Clinton went on to urge young women to not “get turned off by the negativity and nastiness that is unfortunately too much in our politics today.”
“You kind of can cut through that and say, look, I not only have a right, I have an obligation to make a choice. That’s part of the service I pay for living in our country. So I’m going to vote for X or Y. Not because I think that person is perfect, but it’s going to be better than the alternative. If you can’t get excited, be pragmatic and do it anyway,” Clinton said.
Clinton herself has been criticized, most recently in a Des Moines Register editorial Friday, for having difficulty exciting voters, even though qualified.
The former secretary of state, who has praised the often-maligned millennial generation in the past, also told Dunham she believes “the millennial generation is so public service oriented.”

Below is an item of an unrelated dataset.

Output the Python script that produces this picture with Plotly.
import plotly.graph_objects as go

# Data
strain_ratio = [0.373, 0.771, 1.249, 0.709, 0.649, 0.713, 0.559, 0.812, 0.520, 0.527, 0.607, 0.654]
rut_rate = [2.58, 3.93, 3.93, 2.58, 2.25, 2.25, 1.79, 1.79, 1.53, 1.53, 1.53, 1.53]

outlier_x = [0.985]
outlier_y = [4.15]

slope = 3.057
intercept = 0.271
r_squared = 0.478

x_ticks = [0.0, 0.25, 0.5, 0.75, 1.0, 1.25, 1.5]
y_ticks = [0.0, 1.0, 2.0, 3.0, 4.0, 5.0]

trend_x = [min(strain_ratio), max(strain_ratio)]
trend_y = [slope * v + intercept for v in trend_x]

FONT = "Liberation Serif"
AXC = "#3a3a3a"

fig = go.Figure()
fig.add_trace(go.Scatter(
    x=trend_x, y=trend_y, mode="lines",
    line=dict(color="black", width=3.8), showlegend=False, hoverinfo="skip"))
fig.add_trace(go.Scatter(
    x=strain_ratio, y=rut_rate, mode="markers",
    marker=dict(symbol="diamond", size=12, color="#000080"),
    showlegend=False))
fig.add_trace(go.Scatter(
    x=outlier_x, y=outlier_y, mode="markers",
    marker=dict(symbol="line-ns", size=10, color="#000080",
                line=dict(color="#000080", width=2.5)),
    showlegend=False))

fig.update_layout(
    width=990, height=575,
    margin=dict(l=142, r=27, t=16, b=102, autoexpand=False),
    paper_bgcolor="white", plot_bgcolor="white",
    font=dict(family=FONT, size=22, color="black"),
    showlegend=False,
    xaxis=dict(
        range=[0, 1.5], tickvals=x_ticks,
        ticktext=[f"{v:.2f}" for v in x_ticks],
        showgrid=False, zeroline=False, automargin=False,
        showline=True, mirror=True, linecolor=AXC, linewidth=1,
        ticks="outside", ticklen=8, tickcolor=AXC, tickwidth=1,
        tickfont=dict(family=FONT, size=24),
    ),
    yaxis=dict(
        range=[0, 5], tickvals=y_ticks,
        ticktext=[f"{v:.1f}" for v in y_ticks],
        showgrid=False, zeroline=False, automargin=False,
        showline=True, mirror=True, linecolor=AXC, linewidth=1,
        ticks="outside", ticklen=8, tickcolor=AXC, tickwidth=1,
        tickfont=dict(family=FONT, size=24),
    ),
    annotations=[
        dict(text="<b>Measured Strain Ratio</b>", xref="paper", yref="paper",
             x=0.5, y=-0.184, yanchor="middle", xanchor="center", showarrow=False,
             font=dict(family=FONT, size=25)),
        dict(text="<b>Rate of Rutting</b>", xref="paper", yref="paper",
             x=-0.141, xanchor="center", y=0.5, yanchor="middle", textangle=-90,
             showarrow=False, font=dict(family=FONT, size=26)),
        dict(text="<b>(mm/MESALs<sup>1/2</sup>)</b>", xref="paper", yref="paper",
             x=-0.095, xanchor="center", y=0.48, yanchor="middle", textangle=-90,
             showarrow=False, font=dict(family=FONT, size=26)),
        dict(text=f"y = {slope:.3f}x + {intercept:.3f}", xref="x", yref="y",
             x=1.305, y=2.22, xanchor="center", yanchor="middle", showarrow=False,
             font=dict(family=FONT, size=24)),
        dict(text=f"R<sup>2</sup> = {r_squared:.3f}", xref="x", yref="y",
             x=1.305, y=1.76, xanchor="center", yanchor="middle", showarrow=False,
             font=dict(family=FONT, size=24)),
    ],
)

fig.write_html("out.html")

Dunham thanked Clinton for saying that, since young people today – like young people of almost every era – are often accused of being overly self-involved.
And the former secretary of state said she hoped that public service would translate to political involvement. “I meet young people who are doing incredible non-profit projects, charitable, faith-based, all kind of great work. But I always ask them, are you going to do that work for the rest of your life?” Clinton said. “Because you’re helping one person, but there are many more people like that person who need help. That’s why we need political leadership and decisions that actually lift everybody up.”
Politics, Clinton added, “can seem cold, it can seem hostile, it can seem mean, all of that. I’m not sure it’s ever been any different, but now it plays out on the global stage and literally second by second we can follow what is or isn’t happening.”